Students are required to solve real-world problems
in a creative venue designed to fulfill the
requirements of the long-term problems
offered each year.
The problems encompass the academic
skills required by state and national curricula;
they are cognizant of the academically talented
and challenge students in a variety of gen-res.
Without having to “learn through the seat of their pants,”
students learn by doing, moving, and sharing. They practice
social skills through working in teams, negotiation through validating
their ideas, and assessment through the use of their own
and problem rubrics.
Educators delight in the thought that they can capture students’
aha! as they discover new ideas, formulate hypotheses,
test many solutions, and, as a team, decide on a final product
based on an evaluation that keeps the target in focus.
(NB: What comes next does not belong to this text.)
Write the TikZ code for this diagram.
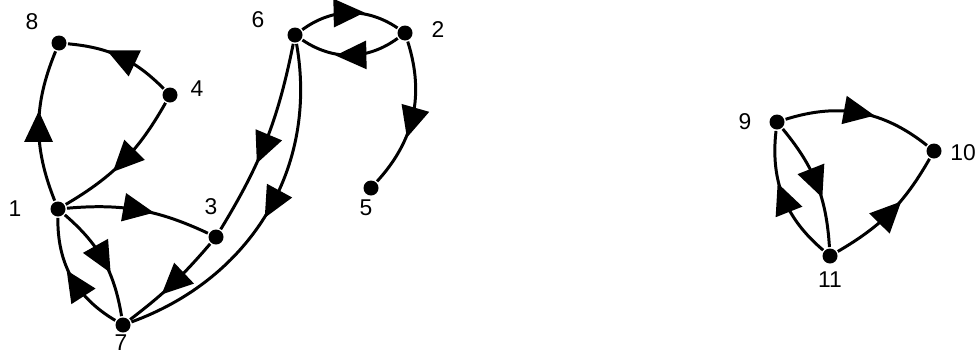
\documentclass[tikz,border=0pt]{standalone}
\usepackage{fontspec}
\setmainfont{Liberation Sans}
\usetikzlibrary{%
  arrows.meta,%
  decorations.markings,%
  positioning%
}

\begin{document}
\begin{tikzpicture}[
  font=\fontsize{13}{15}\selectfont, line width=1.7pt,
  dot/.style={circle, fill, inner sep=0pt, minimum size=0.3cm},
  midarrow/.style={postaction={decorate}, decoration={markings,
    mark=at position #1 with {\arrow[xshift=0.3cm]{Triangle[length=0.62cm,width=0.56cm]}}}},
  midarrow/.default=0.5
]
\useasboundingbox (0,0) rectangle (19.58,7.06);

% vertices
\foreach \n/\x/\y in {1/1.16/2.88, 2/8.10/6.40, 3/4.32/2.32, 4/3.40/5.16,
  5/7.42/3.30, 6/5.90/6.36, 7/2.46/0.56, 8/1.18/6.20,
  9/15.54/4.62, 10/18.68/4.04, 11/16.60/1.94} {
  \node[dot] (v\n) at (\x,\y) {};
}
\foreach \n/\x/\y in {1/0.30/2.88, 2/8.76/6.46, 3/4.22/2.92, 4/3.94/5.28,
  5/7.32/2.90, 6/5.16/6.66, 7/2.42/0.20, 8/0.64/6.62,
  9/14.90/4.62, 10/19.26/4.00, 11/16.60/1.46} {
  \node (t\n) at (\x,\y) {\n};
}

\draw[midarrow] (v1) to[bend left=22] (v8);
\draw[midarrow] (v4) to[bend right=20] (v8);
\draw[midarrow] (v4) to[bend left=15] (v1);
\draw[midarrow] (v1) to[bend left=15] (v3);
\draw[midarrow] (v1) to[bend left=20] (v7);
\draw[midarrow=0.45] (v7) to[bend left=30] (v1);
\draw[midarrow] (v3) to[bend left=6] (v7);
\draw[midarrow=0.55] (v6) to[bend left=10] (v3);
\draw[midarrow=0.47] (v6) to[out=-80,in=20] (v7);
\draw[midarrow] (v6) to[bend left=35] (v2);
\draw[midarrow] (v2) to[bend left=35] (v6);
\draw[midarrow=0.55] (v2) to[bend left=30] (v5);

\draw[midarrow] (v9) to[bend left=28] (v10);
\draw[midarrow] (v9) to[bend left=18] (v11);
\draw[midarrow] (v11) to[bend left=28] (v9);
\draw[midarrow] (v11) to[bend right=15] (v10);
\end{tikzpicture}
\end{document}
Many school districts are experiencing serious cutbacks in
fine arts and other classes for their special populations — both
remedial and challenge groups. Odyssey of the Mind provides
standard-based, goal-oriented curriculum experiences that are
educationally solid in all subject areas while immersing students
at various levels in the learning process.
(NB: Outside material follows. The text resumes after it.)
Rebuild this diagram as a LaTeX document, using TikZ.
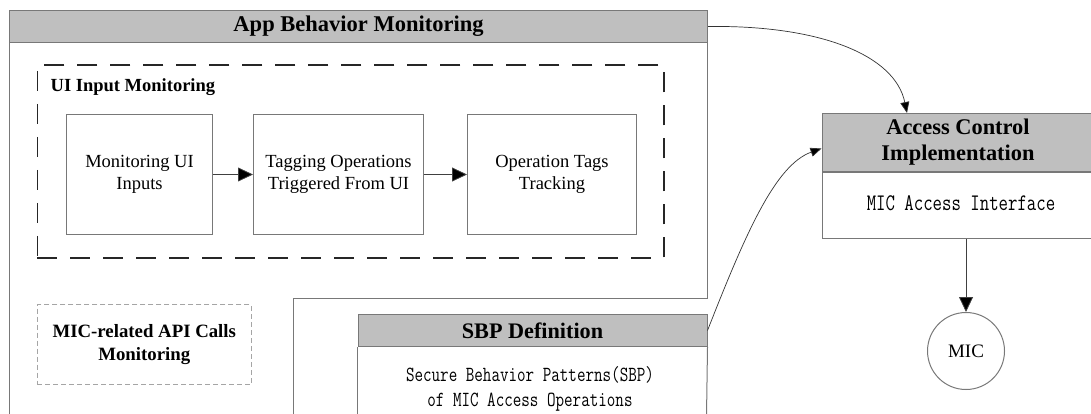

Students are consumers of education. They are developing
not only academically but also socially and skillfully. Specific
tasks designed to practice their newly acquired
skills are measurable; growth is observable and
can be accurately reported through the use of
rubric (evaluation). Students learn the real
work-world skills of defining the problem,
developing many possible solutions, and establishing
criteria to evaluate the process. They
then decide, as a group, how to implement
their solution in a creative way. Not only do
they learn what is required, they learn to budget
time, resources, and materials to complete
and “market” their “product” (solution).
While students across many grade levels receive the same
long-term problems, the end product is always unique, and age
and academically appropriate. The application of standard-based
learning at each age and skill level validates the educational
value of the Odyssey of the Mind's creative, social, and interactive
learning. Bringing standards to this program or bringing this
program to the standards isn’t the issue. In standards-based education
we have goals. In Odyssey of the Mind, we have fun
while learning and meeting those goals.